Sustainability Is a System, Not a Slogan

Early in the morning, before the real heat settles over the Lowveld, a machine operator climbs into the cab and starts the day with something ordinary: a check. Oil. Hydraulics. Tyres. Fuel. The road surface ahead. The gradient. The drainage line. The team on site.

To someone passing by, it may look like another day of moving soil, shaping a road or clearing access for agricultural and forestry work. But in industries like contracting, agriculture and forestry, sustainability often begins in these practical, almost invisible decisions.

At UMOBA, sustainability is not only about using the right words. It is about building the right systems.

In Eswatini, where rural access, forestry operations, agricultural productivity and community movement are deeply connected, the way work is done matters as much as the work itself. A road that is badly shaped will not last. A drain that is ignored will fail when the rain comes. A machine that is poorly maintained will use more resources, break down more often and delay the entire operation. A team that does not communicate properly will waste time, material and effort.
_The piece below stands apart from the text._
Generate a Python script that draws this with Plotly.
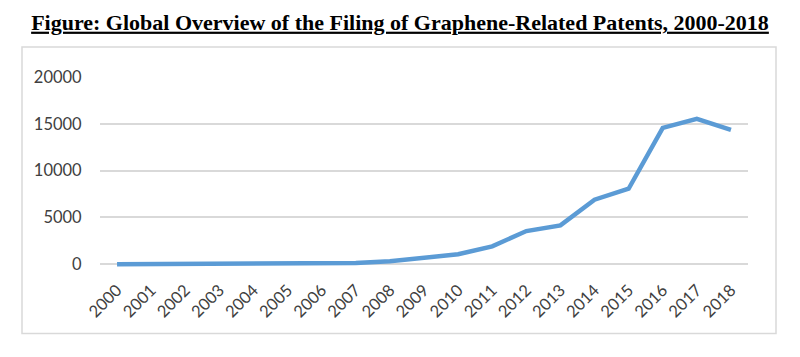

That is why sustainability cannot be treated as a slogan added at the end of a project. It must be built into the planning, the machinery, the operators, the maintenance schedule and the communication between people on the ground.

For UMOBA, this means understanding that every project is part of a larger system. Road maintenance supports access to farms, plantations, schools, homes and workplaces. Reliable machines help contractors complete work efficiently. Skilled operators reduce unnecessary wear on equipment and avoid careless damage to the land. Good planning prevents repeat work. Clear communication keeps teams aligned, safe and productive.

In practical terms, sustainability is often less dramatic than people imagine. It is a grader shaping a gravel road correctly so that water does not destroy it during the next storm. It is a mechanic identifying a problem before it becomes a breakdown. It is a supervisor making sure the right machine is used for the right task. It is a team opening or maintaining access routes in a way that supports long-term use, not short-term convenience.

This is especially important in sectors such as agriculture and forestry, where access and land use must be managed carefully. The goal is not simply to move machines across a landscape. The goal is to support productivity while respecting the long-term value of the land, the people who rely on it and the industries it serves.

UMOBA’s work sits at the meeting point of these needs: machinery, people, access, maintenance and development. None of these parts can function well on their own. A strong machine still needs a skilled operator. A good plan still needs a disciplined team. A road still needs drainage. A project still needs communication.

That is the real lesson of sustainability in the contracting environment: it is not one decision. It is many decisions, repeated every day, by people who understand the cost of doing things poorly and the value of doing things properly.

And sometimes, it starts with something as simple as a morning check before the machine moves.